▶ _Supplied information_
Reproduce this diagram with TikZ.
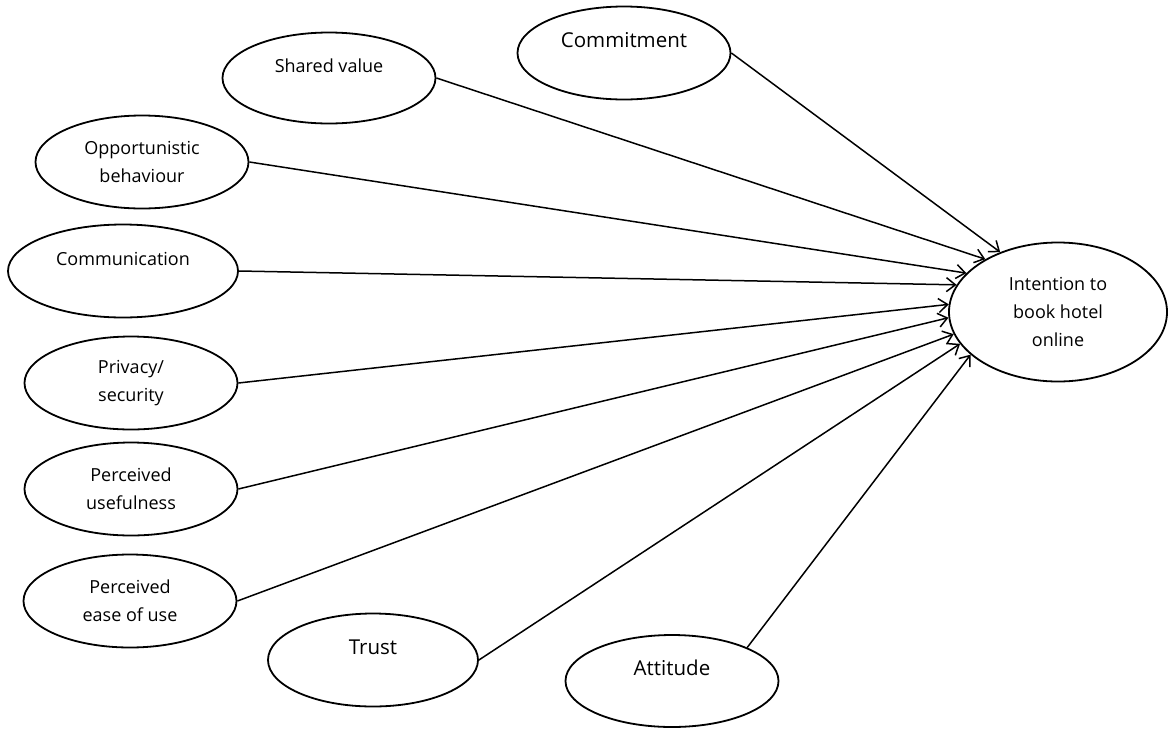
\documentclass[tikz,border=0pt]{standalone}
\usepackage{fontspec}
\setmainfont{Open Sans}
\usetikzlibrary{shapes.geometric,arrows.meta}

\tikzset{
  construct/.style={draw, ellipse, line width=1.8pt, inner sep=0pt,
    minimum width=213pt, minimum height=93pt, align=center,
    font=\fontsize{18}{28}\selectfont},
  bigtext/.style={font=\fontsize{20.5}{26}\selectfont},
  path/.style={->, line width=1.5pt},
  >={Straight Barb[length=9pt,width=14pt,line width=1.5pt]}
}

\begin{document}
\begin{tikzpicture}[x=1pt,y=-1pt]
    \useasboundingbox (0,0) rectangle (1168,729);
    % outcome
    \node[construct, minimum width=218pt, minimum height=139pt] (intention) at (1058,312)
      {Intention to\\book hotel\\online};
    % antecedents
    \node[construct, bigtext] (commit) at (624,53) {Commitment\\\mbox{}};
    \node[construct, minimum height=91pt] (shared) at (329,78) {Shared value\\[-4pt]\mbox{}};
    \node[construct] (oppor) at (142,162) {Opportunistic\\behaviour};
    \node[construct, minimum width=230pt] (comm) at (123,271) {Communication\\[-4pt]\mbox{}};
    \node[construct] (privacy) at (131,383) {Privacy/\\security};
    \node[construct] (useful) at (131,489) {Perceived\\usefulness};
    \node[construct] (ease) at (130,601) {Perceived\\ease of use};
    \node[construct, bigtext, minimum width=210pt] (trust) at (373,660) {Trust\\\mbox{}};
    \node[construct, bigtext, minimum height=92pt] (attitude) at (672,681) {Attitude\\\mbox{}};

    \draw[path] (commit.east) -- (intention.134);
    \draw[path] (shared.east) -- (intention.144);
    \draw[path] (oppor.east) -- (intention.157);
    \draw[path] (comm.east) -- (intention.165);
    \draw[path] (privacy.east) -- (intention.176);
    \draw[path] (useful.east) -- (intention.183);
    \draw[path] (ease.east) -- (intention.192);
    \draw[path] (trust.east) -- (intention.198);
    \draw[path] (attitude.24) -- (intention.206);
  \end{tikzpicture}
\end{document}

▶ _Set task_
Omit the pictures and reproduce the listing exactly.

▶ _Correct answer_
Reproduce this diagram with TikZ.
\documentclass[tikz,border=0pt]{standalone}
\usepackage{fontspec}
\setmainfont{Open Sans}
\usetikzlibrary{shapes.geometric,arrows.meta}

\tikzset{
  construct/.style={draw, ellipse, line width=1.8pt, inner sep=0pt,
    minimum width=213pt, minimum height=93pt, align=center,
    font=\fontsize{18}{28}\selectfont},
  bigtext/.style={font=\fontsize{20.5}{26}\selectfont},
  path/.style={->, line width=1.5pt},
  >={Straight Barb[length=9pt,width=14pt,line width=1.5pt]}
}

\begin{document}
\begin{tikzpicture}[x=1pt,y=-1pt]
    \useasboundingbox (0,0) rectangle (1168,729);
    % outcome
    \node[construct, minimum width=218pt, minimum height=139pt] (intention) at (1058,312)
      {Intention to\\book hotel\\online};
    % antecedents
    \node[construct, bigtext] (commit) at (624,53) {Commitment\\\mbox{}};
    \node[construct, minimum height=91pt] (shared) at (329,78) {Shared value\\[-4pt]\mbox{}};
    \node[construct] (oppor) at (142,162) {Opportunistic\\behaviour};
    \node[construct, minimum width=230pt] (comm) at (123,271) {Communication\\[-4pt]\mbox{}};
    \node[construct] (privacy) at (131,383) {Privacy/\\security};
    \node[construct] (useful) at (131,489) {Perceived\\usefulness};
    \node[construct] (ease) at (130,601) {Perceived\\ease of use};
    \node[construct, bigtext, minimum width=210pt] (trust) at (373,660) {Trust\\\mbox{}};
    \node[construct, bigtext, minimum height=92pt] (attitude) at (672,681) {Attitude\\\mbox{}};

    \draw[path] (commit.east) -- (intention.134);
    \draw[path] (shared.east) -- (intention.144);
    \draw[path] (oppor.east) -- (intention.157);
    \draw[path] (comm.east) -- (intention.165);
    \draw[path] (privacy.east) -- (intention.176);
    \draw[path] (useful.east) -- (intention.183);
    \draw[path] (ease.east) -- (intention.192);
    \draw[path] (trust.east) -- (intention.198);
    \draw[path] (attitude.24) -- (intention.206);
  \end{tikzpicture}
\end{document}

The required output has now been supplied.